### WHAT THE EXERCISE ASKS
Set the lines down again exactly, first line through the line that contains "plt.rcParams['font.family'] = ['Liberation", with no pictures.

==== DATA PROVIDED ====

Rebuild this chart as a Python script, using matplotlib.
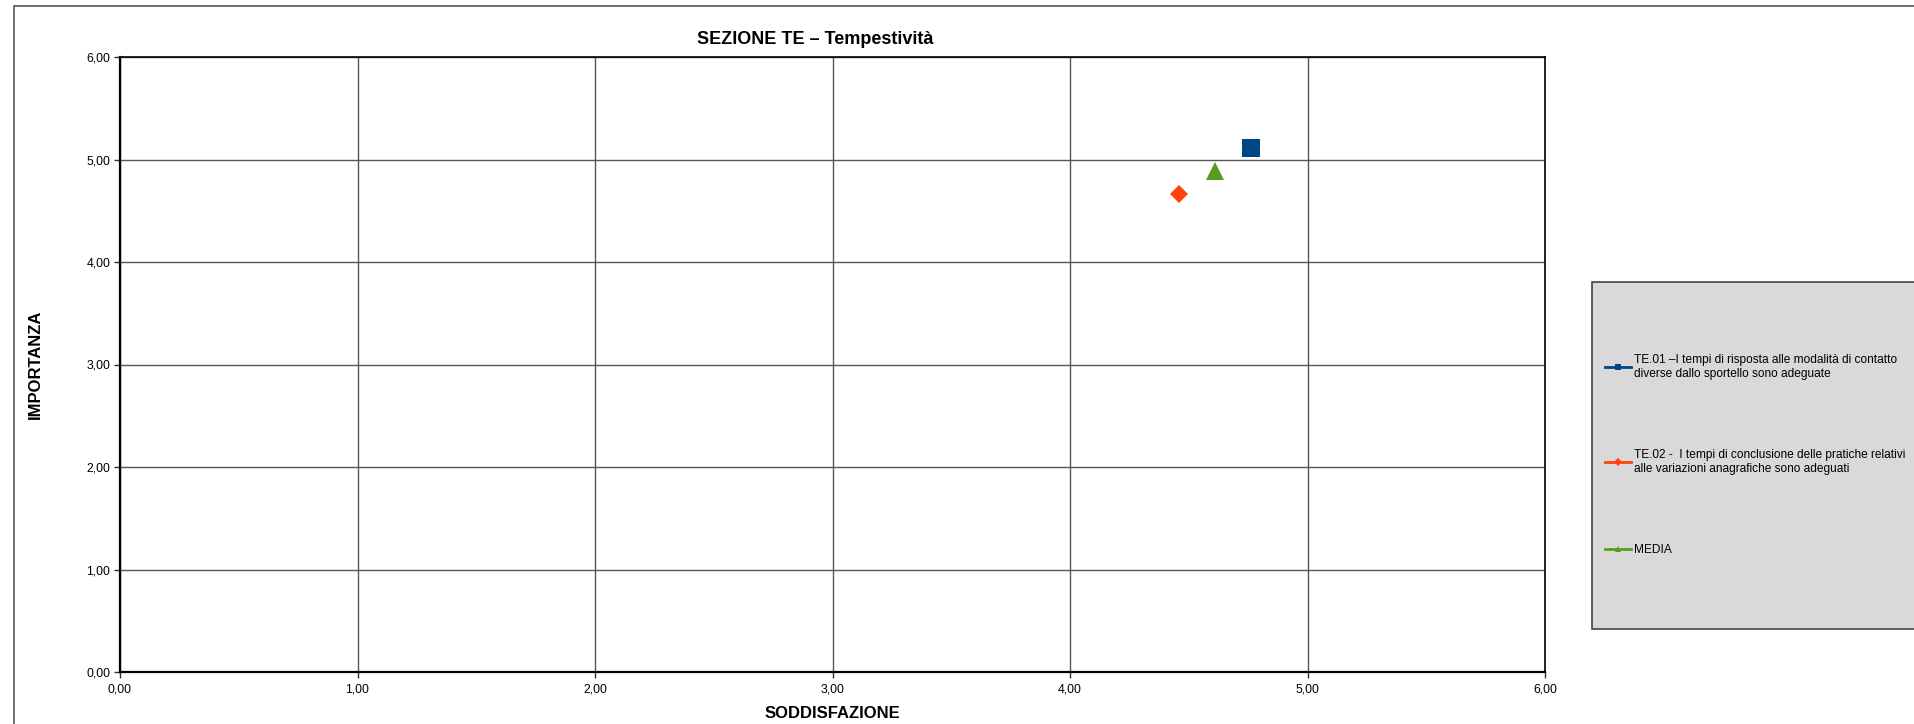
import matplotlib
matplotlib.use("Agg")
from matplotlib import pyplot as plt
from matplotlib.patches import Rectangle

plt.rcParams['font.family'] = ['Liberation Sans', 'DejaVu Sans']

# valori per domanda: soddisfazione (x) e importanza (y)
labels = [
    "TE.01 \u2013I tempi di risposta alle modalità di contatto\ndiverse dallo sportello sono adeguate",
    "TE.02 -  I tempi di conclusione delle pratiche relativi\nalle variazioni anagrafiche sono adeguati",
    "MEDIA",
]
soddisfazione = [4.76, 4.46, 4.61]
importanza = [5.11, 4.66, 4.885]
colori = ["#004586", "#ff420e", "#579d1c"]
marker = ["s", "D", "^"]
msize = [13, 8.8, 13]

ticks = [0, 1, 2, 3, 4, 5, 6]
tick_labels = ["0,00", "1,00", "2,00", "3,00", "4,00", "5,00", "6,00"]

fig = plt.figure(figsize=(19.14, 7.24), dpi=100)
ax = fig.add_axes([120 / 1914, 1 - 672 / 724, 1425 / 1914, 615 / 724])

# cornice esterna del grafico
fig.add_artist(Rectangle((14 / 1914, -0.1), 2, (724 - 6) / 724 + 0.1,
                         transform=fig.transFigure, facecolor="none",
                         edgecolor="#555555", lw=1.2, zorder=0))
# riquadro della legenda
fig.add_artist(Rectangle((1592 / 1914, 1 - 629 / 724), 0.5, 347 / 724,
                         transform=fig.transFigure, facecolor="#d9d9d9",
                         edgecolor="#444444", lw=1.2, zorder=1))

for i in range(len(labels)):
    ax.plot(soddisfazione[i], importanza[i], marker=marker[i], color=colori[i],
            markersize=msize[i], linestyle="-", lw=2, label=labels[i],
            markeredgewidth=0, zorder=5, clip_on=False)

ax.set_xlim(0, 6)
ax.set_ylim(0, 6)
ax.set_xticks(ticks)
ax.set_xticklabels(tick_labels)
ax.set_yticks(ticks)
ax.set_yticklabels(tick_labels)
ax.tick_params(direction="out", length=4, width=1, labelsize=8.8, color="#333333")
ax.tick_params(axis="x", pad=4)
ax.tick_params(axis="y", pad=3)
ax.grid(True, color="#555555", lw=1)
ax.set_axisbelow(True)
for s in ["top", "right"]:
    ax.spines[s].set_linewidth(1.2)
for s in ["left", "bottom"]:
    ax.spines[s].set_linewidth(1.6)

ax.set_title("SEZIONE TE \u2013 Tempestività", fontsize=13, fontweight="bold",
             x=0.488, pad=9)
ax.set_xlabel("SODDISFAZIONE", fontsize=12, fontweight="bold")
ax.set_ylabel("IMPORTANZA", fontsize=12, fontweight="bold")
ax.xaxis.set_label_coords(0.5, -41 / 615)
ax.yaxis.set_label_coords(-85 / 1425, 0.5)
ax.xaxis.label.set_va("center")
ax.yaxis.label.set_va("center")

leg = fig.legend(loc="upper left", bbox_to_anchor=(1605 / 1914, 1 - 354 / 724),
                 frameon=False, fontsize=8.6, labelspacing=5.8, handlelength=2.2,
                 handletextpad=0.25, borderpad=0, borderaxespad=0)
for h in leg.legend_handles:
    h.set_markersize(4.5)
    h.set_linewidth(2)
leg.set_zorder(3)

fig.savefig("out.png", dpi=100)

====

### TASK ANSWER
Rebuild this chart as a Python script, using matplotlib.
import matplotlib
matplotlib.use("Agg")
from matplotlib import pyplot as plt
from matplotlib.patches import Rectangle

plt.rcParams['font.family'] = ['Liberation Sans', 'DejaVu Sans']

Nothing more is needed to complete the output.